> Do this
Retype nothing but the lines from the start of the material up to and including the line with "plt.rcParams['font.family'] = ['Liberation". Pictures don't belong in the copy.

> Supplied information
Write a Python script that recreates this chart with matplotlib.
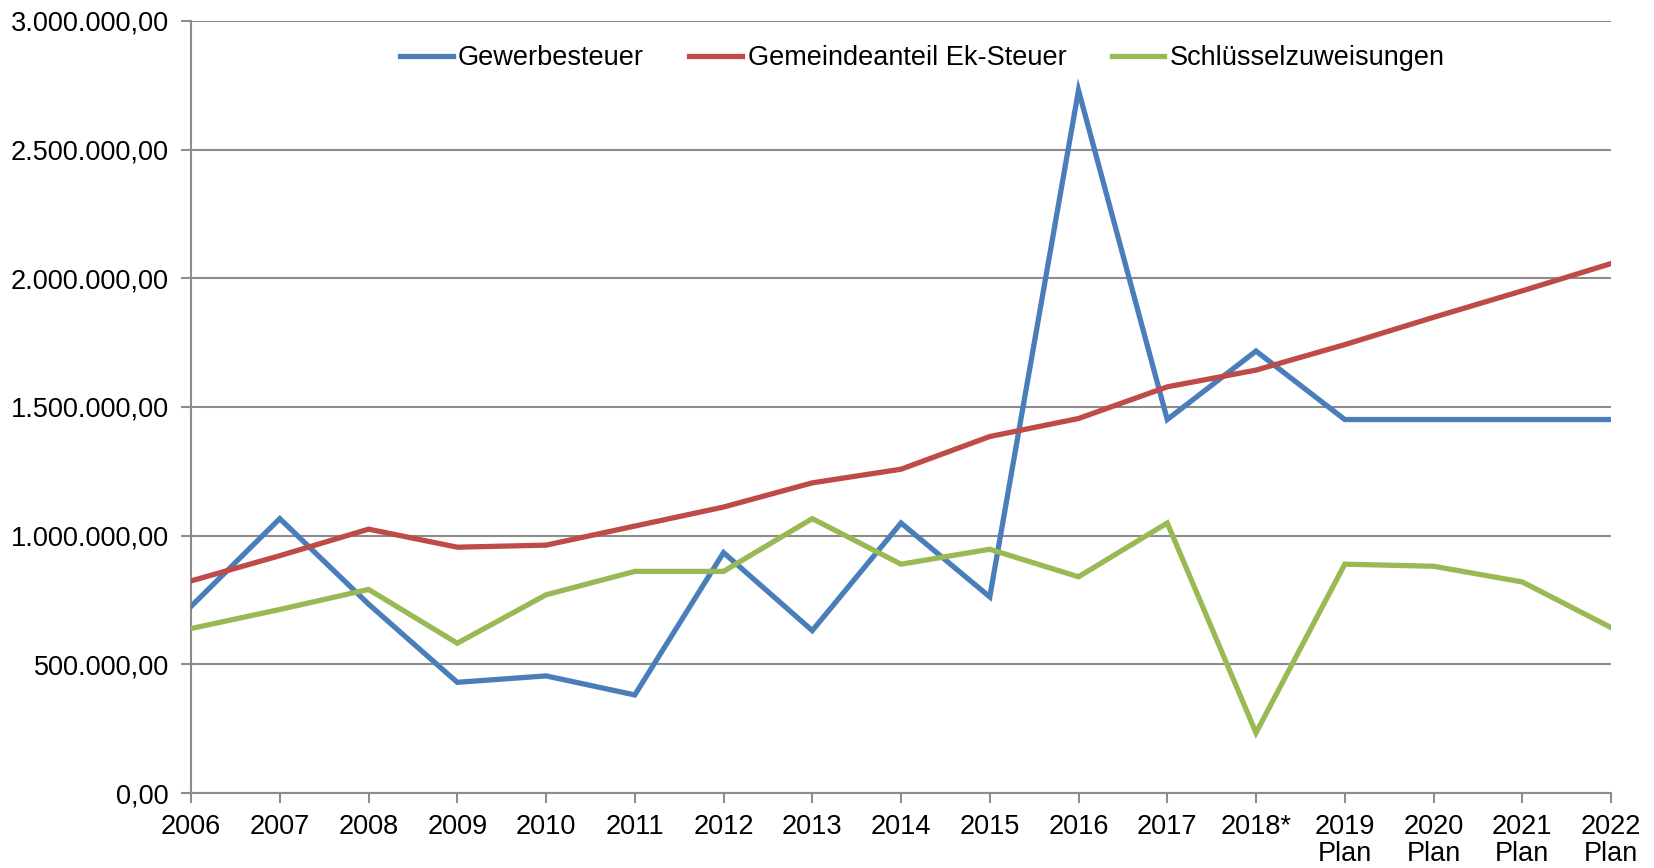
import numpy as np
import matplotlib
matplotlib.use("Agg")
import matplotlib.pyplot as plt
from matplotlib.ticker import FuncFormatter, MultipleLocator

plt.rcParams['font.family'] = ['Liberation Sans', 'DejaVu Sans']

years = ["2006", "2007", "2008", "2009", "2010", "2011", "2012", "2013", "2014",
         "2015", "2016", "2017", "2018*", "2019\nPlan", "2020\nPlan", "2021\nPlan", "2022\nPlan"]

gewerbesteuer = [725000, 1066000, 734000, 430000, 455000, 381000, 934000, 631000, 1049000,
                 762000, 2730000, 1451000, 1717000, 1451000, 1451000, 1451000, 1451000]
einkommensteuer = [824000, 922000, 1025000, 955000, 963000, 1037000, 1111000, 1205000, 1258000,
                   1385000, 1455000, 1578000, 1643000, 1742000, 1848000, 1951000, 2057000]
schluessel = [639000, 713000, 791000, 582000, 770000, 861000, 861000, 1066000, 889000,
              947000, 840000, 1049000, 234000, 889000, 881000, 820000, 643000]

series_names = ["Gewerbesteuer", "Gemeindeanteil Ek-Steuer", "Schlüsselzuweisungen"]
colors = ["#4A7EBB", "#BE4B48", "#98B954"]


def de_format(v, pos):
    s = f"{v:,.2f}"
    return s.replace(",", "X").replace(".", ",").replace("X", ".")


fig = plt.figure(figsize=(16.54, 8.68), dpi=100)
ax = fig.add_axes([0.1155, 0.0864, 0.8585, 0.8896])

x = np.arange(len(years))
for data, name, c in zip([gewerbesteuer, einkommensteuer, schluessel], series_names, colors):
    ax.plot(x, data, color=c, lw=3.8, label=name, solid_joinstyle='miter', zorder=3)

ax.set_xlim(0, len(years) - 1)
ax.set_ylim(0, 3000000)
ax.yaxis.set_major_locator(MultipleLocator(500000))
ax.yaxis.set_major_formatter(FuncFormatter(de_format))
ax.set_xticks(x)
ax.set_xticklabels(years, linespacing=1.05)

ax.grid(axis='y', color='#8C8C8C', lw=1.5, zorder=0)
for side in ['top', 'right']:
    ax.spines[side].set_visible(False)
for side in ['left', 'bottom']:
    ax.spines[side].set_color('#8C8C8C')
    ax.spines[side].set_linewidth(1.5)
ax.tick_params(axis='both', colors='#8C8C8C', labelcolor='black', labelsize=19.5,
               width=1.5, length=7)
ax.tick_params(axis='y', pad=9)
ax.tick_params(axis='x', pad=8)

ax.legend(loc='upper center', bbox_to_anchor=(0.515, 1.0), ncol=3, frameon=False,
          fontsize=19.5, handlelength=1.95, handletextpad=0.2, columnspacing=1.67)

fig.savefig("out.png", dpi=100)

> Solution to the exercise
Write a Python script that recreates this chart with matplotlib.
import numpy as np
import matplotlib
matplotlib.use("Agg")
import matplotlib.pyplot as plt
from matplotlib.ticker import FuncFormatter, MultipleLocator

plt.rcParams['font.family'] = ['Liberation Sans', 'DejaVu Sans']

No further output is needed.